DIRECTIONS FOR THIS TASK —
Omit the pictures and print exactly the lines of the listing below, starting at the first and ending at the line containing "import * as".

DATA LINES —
+ + +

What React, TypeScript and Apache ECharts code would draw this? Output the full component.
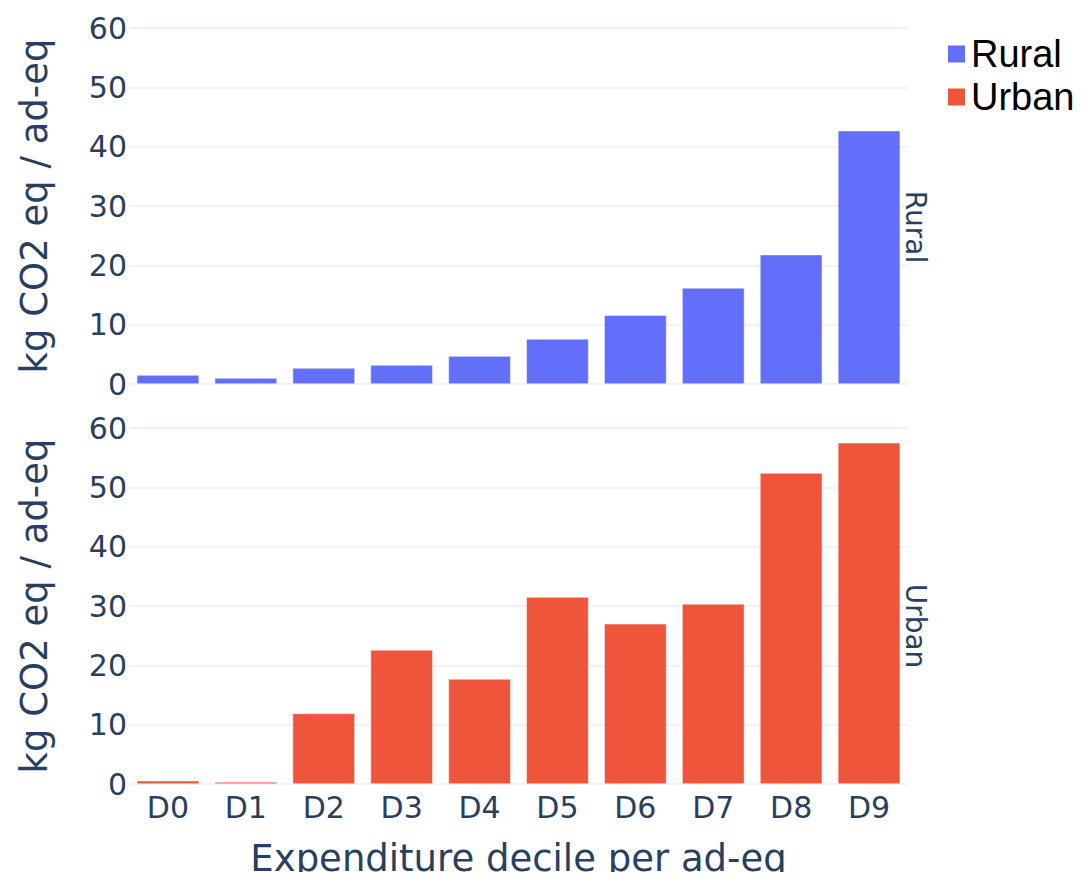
import React, { useEffect, useRef } from "react";
import * as echarts from "echarts";

const categories = ["D0", "D1", "D2", "D3", "D4", "D5", "D6", "D7", "D8", "D9"];
const ruralValues = [1.5, 1.0, 2.7, 3.2, 4.7, 7.6, 11.6, 16.2, 21.8, 42.7];
const urbanValues = [0.55, 0.35, 11.9, 22.6, 17.7, 31.5, 27.0, 30.35, 52.4, 57.5];
const yTicks = [0, 10, 20, 30, 40, 50, 60];
const seriesNames = ["Rural", "Urban"];
const facetLabels = ["Rural", "Urban"];
const yTitle = "kg CO2 eq / ad-eq";
const xTitle = "Expenditure decile per ad-eq";

const FONT = "DejaVu Sans";
const TEXT = "#2a3f5f";
const GRID = "#ebf0f8";
const COLORS = ["#636efa", "#EF553B"];

export default function App() {
  const ref = useRef<HTMLDivElement>(null);
  useEffect(() => {
    if (!ref.current) return;
    const chart = echarts.init(ref.current, null, { renderer: "svg" });
    const grids = [
      { left: 129, right: 177, top: 28, height: 356, outerBoundsMode: "none", containLabel: false },
      { left: 129, right: 177, top: 428, height: 356, outerBoundsMode: "none", containLabel: false },
    ];
    const mkX = (idx: number) => ({
      type: "category",
      gridIndex: idx,
      data: categories,
      axisLine: { show: false },
      axisTick: { show: false },
      axisLabel: {
        show: idx === 1,
        fontFamily: FONT,
        fontSize: 30,
        color: TEXT,
        margin: 8,
      },
      name: idx === 1 ? xTitle : "",
      nameLocation: "middle",
      nameGap: 56,
      nameTextStyle: { fontFamily: FONT, fontSize: 37, color: TEXT },
    });
    const mkY = (idx: number) => ({
      type: "value",
      gridIndex: idx,
      min: yTicks[0],
      max: yTicks[yTicks.length - 1],
      interval: 10,
      axisLine: { show: false },
      axisTick: { show: false },
      axisLabel: { fontFamily: FONT, fontSize: 30, color: TEXT, margin: 2 },
      splitLine: { show: true, lineStyle: { color: GRID, width: 1.5 } },
      name: yTitle,
      nameLocation: "middle",
      nameGap: 76,
      nameTextStyle: { fontFamily: FONT, fontSize: 37, color: TEXT },
    });
    const option: any = {
      animation: false,
      backgroundColor: "#fff",
      legend: {
        data: seriesNames,
        orient: "vertical",
        left: 941,
        top: 30,
        icon: "rect",
        itemWidth: 19,
        itemHeight: 19,
        itemGap: 5,
        textStyle: { fontFamily: "Liberation Sans", fontSize: 38, color: "#000" },
      },
      grid: grids,
      xAxis: [mkX(0), mkX(1)],
      yAxis: [mkY(0), mkY(1)],
      series: [
        {
          name: seriesNames[0],
          type: "bar",
          xAxisIndex: 0,
          yAxisIndex: 0,
          data: ruralValues,
          barCategoryGap: "20%",
          itemStyle: { color: COLORS[0], borderColor: "#fff", borderWidth: 0.5 },
        },
        {
          name: seriesNames[1],
          type: "bar",
          xAxisIndex: 1,
          yAxisIndex: 1,
          data: urbanValues,
          barCategoryGap: "20%",
          itemStyle: { color: COLORS[1], borderColor: "#fff", borderWidth: 0.5 },
        },
      ],
      graphic: [
        {
          type: "text",
          x: 901,
          y: 227,
          z: 100,
          rotation: -Math.PI / 2,
          style: {
            text: facetLabels[0],
            fontFamily: FONT,
            fontSize: 28,
            fill: TEXT,
            align: "center",
            verticalAlign: "bottom",
          },
        },
        {
          type: "text",
          x: 901,
          y: 626,
          z: 100,
          rotation: -Math.PI / 2,
          style: {
            text: facetLabels[1],
            fontFamily: FONT,
            fontSize: 28,
            fill: TEXT,
            align: "center",
            verticalAlign: "bottom",
          },
        },
      ],
    };
    chart.setOption(option);
    return () => chart.dispose();
  }, []);
  return <div ref={ref} style={{ width: 1085, height: 880, margin: -8 }} />;
}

+ + +

EXPECTED OUTPUT —
What React, TypeScript and Apache ECharts code would draw this? Output the full component.
import React, { useEffect, useRef } from "react";
import * as echarts from "echarts";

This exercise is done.